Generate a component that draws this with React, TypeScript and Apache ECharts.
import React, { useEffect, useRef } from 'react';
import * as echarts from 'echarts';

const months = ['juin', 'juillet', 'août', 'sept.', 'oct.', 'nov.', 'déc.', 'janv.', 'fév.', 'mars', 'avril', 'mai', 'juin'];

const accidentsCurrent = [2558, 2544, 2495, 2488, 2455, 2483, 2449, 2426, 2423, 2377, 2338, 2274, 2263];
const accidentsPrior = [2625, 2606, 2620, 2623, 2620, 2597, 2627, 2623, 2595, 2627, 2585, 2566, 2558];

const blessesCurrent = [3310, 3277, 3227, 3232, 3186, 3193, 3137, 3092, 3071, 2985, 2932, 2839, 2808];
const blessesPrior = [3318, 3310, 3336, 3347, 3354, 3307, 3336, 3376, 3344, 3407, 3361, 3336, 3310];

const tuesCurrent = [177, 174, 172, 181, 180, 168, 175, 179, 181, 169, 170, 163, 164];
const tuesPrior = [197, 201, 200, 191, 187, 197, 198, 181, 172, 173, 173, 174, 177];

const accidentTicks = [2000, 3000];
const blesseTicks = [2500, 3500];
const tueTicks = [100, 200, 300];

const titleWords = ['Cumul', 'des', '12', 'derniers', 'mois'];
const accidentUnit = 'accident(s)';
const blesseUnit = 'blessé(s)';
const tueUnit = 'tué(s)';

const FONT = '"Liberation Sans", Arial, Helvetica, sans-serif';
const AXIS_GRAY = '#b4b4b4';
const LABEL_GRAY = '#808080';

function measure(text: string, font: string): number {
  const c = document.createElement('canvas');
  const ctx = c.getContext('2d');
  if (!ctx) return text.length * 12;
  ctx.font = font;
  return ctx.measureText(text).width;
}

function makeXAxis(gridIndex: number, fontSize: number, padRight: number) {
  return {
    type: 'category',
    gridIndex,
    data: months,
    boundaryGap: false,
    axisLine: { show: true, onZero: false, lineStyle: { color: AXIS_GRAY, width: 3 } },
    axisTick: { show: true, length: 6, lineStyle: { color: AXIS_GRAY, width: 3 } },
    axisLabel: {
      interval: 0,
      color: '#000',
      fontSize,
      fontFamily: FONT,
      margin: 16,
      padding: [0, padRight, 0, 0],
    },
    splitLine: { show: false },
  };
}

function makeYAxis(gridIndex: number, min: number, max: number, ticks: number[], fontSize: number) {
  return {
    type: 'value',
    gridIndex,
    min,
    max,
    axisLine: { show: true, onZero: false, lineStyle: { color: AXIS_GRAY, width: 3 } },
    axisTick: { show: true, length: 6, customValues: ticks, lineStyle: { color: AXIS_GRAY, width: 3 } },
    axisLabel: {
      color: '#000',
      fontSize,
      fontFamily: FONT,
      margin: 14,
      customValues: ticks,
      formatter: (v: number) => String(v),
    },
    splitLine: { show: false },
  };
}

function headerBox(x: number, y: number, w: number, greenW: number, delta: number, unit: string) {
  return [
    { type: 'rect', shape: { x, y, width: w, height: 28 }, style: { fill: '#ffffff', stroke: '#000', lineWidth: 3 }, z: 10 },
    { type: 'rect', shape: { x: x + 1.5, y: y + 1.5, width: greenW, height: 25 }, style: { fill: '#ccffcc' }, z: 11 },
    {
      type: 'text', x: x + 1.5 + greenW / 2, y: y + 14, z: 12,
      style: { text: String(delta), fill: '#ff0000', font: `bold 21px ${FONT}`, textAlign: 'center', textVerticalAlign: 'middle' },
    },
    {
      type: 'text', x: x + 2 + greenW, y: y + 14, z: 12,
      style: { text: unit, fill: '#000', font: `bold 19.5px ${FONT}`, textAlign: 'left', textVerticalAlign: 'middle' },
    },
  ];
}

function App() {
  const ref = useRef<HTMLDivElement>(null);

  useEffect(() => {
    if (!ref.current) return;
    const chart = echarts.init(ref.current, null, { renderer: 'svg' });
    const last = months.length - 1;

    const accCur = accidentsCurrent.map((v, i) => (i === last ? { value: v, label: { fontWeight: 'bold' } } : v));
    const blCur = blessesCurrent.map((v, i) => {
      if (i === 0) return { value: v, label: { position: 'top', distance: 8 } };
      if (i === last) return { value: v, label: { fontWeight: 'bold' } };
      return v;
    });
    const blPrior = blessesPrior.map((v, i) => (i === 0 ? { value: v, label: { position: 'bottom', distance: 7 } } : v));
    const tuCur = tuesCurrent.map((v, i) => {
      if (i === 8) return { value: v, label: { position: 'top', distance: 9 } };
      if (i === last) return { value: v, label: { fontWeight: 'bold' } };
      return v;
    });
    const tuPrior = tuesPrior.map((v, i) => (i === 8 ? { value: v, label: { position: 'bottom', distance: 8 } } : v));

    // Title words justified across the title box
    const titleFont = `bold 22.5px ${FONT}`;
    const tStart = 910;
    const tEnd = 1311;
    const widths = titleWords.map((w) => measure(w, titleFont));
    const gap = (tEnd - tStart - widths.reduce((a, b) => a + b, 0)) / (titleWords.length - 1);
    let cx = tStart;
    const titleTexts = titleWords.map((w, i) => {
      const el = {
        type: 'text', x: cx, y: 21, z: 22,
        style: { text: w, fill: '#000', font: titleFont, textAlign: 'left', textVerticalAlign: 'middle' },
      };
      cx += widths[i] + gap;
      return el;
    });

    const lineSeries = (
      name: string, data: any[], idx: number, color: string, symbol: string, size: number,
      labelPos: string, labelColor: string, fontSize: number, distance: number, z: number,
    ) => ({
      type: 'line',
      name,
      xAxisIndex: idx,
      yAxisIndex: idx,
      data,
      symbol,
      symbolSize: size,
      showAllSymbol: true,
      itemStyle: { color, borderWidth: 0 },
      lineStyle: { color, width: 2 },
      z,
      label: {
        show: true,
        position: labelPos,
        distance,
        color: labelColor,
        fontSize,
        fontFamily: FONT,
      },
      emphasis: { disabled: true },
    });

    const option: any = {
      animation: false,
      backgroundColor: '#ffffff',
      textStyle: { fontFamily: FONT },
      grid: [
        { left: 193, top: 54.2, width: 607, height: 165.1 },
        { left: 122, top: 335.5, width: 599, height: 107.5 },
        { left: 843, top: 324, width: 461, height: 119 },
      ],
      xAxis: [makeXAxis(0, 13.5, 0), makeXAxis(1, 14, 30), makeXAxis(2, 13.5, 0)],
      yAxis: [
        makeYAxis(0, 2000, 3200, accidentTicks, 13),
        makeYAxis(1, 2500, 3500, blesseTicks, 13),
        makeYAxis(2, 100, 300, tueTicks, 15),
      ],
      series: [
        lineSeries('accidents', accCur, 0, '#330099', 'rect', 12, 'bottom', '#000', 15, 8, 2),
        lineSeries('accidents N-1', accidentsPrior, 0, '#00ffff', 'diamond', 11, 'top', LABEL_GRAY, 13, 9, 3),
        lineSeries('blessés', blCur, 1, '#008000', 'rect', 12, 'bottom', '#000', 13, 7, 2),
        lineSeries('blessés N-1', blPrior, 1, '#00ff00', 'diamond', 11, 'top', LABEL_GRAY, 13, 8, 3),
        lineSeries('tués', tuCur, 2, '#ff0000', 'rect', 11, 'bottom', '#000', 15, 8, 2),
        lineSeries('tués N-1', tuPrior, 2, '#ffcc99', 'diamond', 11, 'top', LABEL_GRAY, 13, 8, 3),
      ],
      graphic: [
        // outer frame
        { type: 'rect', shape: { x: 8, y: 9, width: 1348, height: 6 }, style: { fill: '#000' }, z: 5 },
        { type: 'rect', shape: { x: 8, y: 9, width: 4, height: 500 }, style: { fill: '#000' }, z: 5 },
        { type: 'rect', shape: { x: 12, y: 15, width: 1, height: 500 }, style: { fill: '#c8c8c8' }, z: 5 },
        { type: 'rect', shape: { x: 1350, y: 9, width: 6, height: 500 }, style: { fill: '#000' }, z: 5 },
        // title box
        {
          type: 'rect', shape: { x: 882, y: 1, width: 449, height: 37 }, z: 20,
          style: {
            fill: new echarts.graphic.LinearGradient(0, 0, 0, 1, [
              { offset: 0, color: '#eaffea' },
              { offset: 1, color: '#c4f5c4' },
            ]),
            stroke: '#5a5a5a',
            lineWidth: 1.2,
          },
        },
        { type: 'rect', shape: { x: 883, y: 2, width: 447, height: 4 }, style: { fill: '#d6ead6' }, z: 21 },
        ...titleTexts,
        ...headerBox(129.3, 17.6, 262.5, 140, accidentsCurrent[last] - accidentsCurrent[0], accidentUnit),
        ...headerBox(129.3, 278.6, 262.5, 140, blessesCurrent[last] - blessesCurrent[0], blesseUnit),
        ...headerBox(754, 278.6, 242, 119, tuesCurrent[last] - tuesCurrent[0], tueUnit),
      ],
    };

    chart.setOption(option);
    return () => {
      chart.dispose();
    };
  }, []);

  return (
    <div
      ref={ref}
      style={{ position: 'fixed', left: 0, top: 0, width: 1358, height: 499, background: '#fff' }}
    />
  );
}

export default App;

....................

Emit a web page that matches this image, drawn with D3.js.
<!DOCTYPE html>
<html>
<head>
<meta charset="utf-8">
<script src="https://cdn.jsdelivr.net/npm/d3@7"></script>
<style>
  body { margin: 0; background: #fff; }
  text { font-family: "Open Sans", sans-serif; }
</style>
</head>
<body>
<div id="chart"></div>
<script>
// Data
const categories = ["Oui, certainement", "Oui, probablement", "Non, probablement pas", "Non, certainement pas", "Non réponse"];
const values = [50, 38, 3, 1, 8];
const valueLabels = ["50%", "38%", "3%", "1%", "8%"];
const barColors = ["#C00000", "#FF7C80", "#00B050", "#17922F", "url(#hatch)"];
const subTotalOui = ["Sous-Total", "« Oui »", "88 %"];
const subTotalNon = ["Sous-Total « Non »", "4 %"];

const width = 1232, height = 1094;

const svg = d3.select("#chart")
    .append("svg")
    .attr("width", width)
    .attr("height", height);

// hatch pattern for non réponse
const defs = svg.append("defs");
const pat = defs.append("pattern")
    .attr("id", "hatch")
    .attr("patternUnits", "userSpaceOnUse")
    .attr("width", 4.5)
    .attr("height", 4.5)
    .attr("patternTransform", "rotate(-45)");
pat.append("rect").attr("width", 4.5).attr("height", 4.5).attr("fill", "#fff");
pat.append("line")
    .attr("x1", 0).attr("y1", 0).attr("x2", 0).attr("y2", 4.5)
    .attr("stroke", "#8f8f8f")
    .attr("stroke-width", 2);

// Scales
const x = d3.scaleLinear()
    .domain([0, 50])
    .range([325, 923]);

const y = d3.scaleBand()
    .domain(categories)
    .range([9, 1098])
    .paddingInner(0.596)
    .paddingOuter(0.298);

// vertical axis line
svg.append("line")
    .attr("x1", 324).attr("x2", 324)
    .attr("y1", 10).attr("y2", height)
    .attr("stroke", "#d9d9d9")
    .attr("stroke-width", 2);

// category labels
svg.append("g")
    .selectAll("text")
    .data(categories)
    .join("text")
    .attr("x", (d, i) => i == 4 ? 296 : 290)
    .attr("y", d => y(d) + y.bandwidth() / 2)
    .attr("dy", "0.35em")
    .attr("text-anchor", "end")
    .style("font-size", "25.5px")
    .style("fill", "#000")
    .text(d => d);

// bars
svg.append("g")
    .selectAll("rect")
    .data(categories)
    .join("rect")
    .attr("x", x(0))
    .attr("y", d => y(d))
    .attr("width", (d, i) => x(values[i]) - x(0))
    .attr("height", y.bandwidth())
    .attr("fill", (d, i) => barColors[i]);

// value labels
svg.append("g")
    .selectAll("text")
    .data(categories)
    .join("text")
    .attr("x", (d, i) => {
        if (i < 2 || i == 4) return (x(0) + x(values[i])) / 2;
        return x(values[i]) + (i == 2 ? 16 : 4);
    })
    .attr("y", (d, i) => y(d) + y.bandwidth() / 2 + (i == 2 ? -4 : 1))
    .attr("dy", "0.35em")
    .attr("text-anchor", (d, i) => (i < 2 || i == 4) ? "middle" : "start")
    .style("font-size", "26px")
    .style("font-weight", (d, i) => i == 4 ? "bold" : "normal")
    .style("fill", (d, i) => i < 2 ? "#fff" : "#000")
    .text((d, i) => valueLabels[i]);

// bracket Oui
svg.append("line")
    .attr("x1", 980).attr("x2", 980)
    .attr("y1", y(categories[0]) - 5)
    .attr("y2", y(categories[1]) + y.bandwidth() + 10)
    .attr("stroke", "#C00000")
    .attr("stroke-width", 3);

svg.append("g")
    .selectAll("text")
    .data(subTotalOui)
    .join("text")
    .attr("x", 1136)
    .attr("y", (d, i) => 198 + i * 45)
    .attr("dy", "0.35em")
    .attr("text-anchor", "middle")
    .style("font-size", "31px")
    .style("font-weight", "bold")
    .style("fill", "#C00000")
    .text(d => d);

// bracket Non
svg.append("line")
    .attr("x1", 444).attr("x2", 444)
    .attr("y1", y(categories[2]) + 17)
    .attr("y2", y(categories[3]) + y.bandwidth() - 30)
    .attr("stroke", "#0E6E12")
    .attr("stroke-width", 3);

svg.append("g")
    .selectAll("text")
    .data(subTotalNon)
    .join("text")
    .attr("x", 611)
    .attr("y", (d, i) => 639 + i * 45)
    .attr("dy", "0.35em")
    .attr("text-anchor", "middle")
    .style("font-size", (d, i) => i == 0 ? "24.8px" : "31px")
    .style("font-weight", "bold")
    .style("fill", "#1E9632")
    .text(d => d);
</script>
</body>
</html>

....................

Everything from the line that contains "Generate a component" through the line that contains "2585, 2566, 2558];" is to be transcribed exactly, and nothing outside that range.

Generate a component that draws this with React, TypeScript and Apache ECharts.
import React, { useEffect, useRef } from 'react';
import * as echarts from 'echarts';

const months = ['juin', 'juillet', 'août', 'sept.', 'oct.', 'nov.', 'déc.', 'janv.', 'fév.', 'mars', 'avril', 'mai', 'juin'];

const accidentsCurrent = [2558, 2544, 2495, 2488, 2455, 2483, 2449, 2426, 2423, 2377, 2338, 2274, 2263];
const accidentsPrior = [2625, 2606, 2620, 2623, 2620, 2597, 2627, 2623, 2595, 2627, 2585, 2566, 2558];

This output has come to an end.